Excerpted data ::
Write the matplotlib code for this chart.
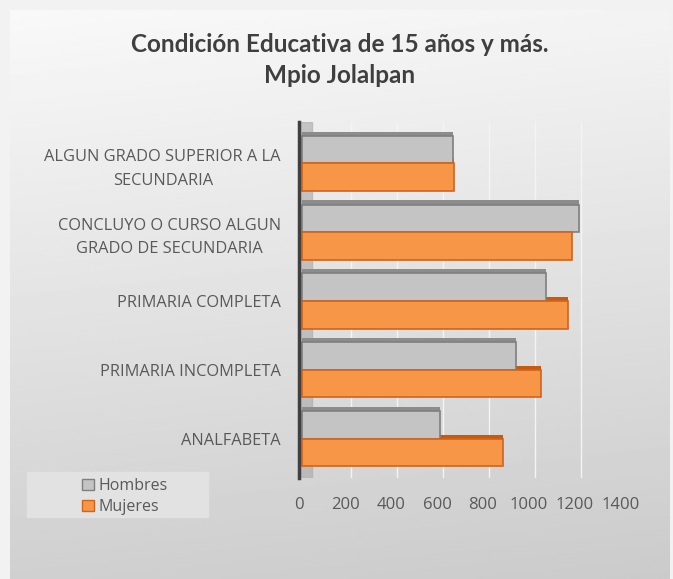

---

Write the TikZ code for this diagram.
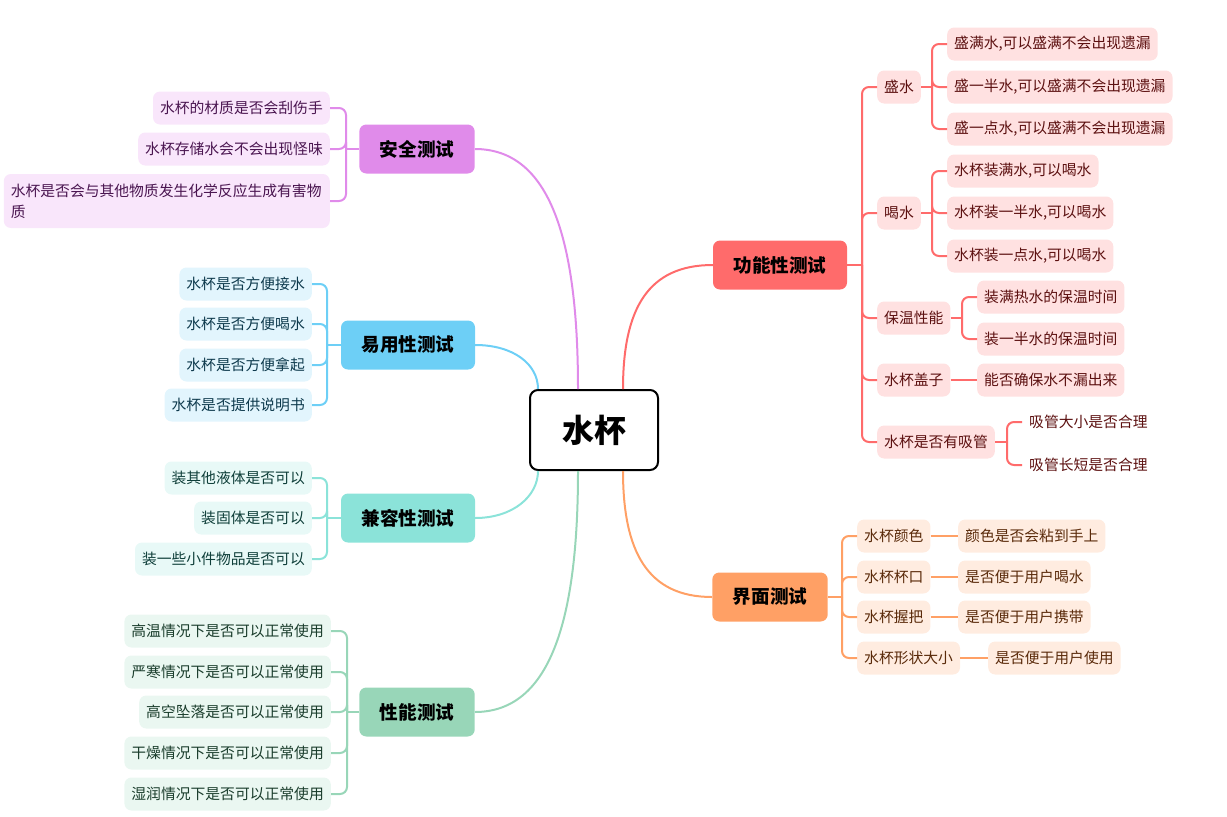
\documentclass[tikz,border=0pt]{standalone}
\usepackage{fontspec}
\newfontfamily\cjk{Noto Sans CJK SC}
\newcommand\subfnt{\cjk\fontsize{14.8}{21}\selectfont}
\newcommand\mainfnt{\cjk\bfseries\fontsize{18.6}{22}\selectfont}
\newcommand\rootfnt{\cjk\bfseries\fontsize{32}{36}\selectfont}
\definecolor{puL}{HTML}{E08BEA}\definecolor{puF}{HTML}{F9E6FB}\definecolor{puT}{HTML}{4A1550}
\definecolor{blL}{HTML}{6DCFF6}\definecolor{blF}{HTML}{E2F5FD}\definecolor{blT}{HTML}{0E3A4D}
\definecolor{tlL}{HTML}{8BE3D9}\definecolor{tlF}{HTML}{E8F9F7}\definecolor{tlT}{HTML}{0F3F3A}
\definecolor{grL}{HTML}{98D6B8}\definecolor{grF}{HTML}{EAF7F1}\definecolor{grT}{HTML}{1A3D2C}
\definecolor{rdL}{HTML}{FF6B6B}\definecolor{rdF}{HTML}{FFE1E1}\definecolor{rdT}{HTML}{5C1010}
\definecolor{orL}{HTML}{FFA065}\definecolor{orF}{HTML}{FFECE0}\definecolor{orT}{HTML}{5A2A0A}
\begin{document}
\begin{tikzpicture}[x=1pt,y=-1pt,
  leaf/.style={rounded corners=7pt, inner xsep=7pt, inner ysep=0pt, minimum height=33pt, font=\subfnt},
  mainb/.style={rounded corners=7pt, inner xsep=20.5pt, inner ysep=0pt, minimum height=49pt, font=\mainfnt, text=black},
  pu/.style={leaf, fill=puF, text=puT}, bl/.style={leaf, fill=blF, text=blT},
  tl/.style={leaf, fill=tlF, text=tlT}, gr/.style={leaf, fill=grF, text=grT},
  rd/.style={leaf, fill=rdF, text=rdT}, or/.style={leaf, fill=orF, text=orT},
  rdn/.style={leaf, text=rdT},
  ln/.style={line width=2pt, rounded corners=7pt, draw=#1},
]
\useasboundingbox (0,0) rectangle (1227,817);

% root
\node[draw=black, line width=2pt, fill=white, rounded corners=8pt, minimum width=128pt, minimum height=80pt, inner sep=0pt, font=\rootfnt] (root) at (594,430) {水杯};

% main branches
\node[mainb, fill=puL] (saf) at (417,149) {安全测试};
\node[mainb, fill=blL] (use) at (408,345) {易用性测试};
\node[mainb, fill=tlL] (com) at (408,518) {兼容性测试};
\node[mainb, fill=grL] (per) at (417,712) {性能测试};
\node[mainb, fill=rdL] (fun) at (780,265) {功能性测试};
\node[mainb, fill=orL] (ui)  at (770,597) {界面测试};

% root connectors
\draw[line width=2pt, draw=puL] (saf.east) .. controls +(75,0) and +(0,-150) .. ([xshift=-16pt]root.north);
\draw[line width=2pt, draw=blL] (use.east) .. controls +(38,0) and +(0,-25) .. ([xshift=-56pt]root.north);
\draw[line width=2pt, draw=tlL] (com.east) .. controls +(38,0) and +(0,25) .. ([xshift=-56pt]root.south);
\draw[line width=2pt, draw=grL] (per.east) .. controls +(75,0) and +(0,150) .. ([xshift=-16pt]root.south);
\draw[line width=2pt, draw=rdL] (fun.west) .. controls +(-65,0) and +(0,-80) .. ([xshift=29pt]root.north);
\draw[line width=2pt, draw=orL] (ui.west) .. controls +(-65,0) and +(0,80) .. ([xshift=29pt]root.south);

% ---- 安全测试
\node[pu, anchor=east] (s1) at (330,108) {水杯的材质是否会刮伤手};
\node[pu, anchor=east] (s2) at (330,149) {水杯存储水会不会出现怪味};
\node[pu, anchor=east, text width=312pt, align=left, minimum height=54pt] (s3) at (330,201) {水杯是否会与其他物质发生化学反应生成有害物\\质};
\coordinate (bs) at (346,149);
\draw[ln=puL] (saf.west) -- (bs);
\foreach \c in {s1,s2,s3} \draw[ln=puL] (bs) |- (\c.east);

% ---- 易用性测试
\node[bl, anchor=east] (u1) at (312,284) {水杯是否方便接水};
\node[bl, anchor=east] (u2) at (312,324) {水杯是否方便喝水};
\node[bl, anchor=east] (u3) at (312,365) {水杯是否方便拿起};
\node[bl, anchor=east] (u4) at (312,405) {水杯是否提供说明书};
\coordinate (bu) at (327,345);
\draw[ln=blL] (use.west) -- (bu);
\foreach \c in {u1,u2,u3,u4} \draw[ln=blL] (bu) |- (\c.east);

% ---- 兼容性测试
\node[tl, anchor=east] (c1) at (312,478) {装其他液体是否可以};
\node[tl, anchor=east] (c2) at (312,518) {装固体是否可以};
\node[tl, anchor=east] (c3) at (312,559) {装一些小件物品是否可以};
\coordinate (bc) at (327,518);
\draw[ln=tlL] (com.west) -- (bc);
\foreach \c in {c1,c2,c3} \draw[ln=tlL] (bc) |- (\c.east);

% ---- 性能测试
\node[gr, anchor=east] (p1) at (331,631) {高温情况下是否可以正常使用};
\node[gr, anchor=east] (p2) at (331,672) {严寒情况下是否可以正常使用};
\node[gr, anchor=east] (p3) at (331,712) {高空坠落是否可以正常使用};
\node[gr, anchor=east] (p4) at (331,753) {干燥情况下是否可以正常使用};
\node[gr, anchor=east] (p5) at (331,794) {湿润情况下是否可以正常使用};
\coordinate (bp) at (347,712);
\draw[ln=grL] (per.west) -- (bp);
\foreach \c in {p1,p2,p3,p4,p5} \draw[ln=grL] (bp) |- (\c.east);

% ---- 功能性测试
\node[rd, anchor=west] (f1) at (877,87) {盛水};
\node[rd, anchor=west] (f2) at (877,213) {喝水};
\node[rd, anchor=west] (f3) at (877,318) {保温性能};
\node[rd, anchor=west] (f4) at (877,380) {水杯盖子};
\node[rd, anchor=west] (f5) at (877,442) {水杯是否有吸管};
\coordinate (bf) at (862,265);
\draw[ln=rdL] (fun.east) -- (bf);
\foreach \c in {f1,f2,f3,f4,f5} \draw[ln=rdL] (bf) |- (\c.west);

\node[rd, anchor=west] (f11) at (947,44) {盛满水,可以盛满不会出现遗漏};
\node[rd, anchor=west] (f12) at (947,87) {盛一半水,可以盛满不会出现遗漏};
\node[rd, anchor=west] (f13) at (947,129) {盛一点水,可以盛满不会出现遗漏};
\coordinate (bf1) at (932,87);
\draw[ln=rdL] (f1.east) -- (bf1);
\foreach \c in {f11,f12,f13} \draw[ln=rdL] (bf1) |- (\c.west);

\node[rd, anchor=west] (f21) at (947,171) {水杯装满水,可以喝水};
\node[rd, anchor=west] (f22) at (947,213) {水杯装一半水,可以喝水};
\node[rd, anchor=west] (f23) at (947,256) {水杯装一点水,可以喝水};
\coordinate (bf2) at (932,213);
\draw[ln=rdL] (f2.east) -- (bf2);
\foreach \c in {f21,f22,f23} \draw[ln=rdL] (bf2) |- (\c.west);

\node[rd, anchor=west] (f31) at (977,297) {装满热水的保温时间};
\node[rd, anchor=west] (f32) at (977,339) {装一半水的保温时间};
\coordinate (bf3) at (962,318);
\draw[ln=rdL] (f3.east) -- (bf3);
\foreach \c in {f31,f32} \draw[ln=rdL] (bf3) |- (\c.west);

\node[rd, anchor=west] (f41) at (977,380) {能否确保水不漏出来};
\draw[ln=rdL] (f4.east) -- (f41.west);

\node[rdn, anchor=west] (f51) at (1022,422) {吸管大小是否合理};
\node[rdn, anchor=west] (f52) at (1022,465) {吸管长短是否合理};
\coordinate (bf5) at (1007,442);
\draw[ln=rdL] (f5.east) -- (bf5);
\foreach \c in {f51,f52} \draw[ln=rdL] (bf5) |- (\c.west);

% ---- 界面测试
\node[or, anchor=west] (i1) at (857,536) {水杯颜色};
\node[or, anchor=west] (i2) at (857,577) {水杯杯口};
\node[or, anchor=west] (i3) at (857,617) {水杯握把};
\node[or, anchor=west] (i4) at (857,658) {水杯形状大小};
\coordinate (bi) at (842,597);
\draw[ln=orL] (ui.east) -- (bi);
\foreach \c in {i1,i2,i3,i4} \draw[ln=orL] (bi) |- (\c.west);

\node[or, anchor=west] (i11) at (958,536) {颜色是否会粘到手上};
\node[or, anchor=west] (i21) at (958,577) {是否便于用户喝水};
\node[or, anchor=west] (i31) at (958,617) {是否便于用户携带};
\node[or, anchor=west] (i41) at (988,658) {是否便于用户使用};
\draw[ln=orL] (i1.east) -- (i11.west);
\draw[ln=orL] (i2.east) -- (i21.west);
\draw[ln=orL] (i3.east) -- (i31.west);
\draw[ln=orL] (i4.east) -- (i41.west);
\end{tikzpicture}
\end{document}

---

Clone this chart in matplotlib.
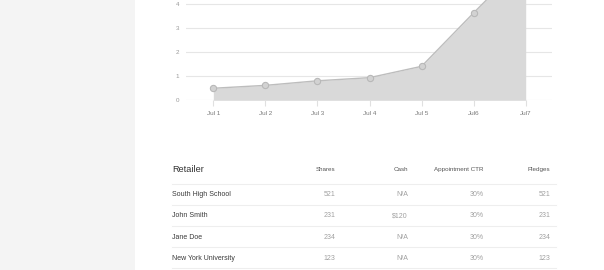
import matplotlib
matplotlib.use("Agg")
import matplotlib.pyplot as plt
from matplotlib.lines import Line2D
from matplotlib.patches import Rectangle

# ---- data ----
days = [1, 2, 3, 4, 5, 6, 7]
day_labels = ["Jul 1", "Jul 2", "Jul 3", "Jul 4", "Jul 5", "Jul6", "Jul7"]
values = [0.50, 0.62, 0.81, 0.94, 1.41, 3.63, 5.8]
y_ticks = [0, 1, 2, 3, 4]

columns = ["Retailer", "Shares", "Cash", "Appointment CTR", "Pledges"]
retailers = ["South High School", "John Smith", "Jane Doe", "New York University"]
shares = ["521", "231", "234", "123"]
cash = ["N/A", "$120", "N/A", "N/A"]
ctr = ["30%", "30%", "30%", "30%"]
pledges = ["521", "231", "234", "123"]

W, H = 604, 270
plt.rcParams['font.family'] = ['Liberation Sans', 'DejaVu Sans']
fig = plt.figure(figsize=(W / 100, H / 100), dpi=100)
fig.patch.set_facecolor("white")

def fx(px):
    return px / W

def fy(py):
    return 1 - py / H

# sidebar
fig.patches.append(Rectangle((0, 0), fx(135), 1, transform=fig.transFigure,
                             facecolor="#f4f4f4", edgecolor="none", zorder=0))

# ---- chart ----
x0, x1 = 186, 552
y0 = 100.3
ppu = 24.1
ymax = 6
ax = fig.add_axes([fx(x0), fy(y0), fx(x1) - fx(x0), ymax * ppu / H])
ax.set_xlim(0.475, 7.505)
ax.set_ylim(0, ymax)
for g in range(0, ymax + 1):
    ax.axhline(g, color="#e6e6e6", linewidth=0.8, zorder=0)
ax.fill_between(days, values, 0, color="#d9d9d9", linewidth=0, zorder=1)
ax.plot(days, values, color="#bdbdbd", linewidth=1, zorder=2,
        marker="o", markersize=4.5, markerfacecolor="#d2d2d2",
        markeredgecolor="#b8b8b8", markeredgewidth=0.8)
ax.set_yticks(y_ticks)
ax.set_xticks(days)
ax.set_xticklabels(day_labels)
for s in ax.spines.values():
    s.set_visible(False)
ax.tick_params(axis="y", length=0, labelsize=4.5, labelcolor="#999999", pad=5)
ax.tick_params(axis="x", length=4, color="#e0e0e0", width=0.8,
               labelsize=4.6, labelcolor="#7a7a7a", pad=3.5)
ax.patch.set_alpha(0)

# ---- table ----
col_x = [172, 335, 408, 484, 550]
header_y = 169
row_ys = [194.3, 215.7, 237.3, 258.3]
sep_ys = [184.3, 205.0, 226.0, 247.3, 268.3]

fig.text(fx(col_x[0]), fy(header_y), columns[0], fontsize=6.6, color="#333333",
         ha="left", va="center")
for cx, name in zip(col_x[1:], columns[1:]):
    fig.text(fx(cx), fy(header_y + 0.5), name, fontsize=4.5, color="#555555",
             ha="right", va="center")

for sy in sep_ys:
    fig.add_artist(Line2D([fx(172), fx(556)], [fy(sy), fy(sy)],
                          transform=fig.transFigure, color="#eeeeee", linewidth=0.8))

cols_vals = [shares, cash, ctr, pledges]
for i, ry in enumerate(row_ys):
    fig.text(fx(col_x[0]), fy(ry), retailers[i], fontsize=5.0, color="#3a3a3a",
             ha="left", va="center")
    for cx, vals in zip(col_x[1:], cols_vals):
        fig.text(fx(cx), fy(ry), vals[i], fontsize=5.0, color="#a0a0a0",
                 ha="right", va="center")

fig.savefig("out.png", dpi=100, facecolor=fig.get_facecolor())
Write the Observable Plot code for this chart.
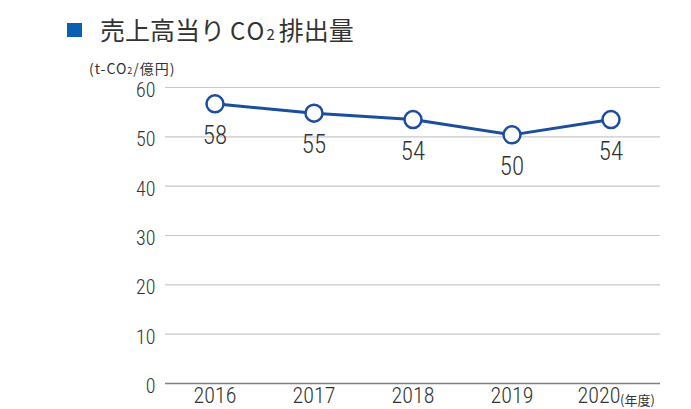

Written problem :: Each line of the data that includes the word "chart" counts once; report the total and nothing more.

Problem solution :: 4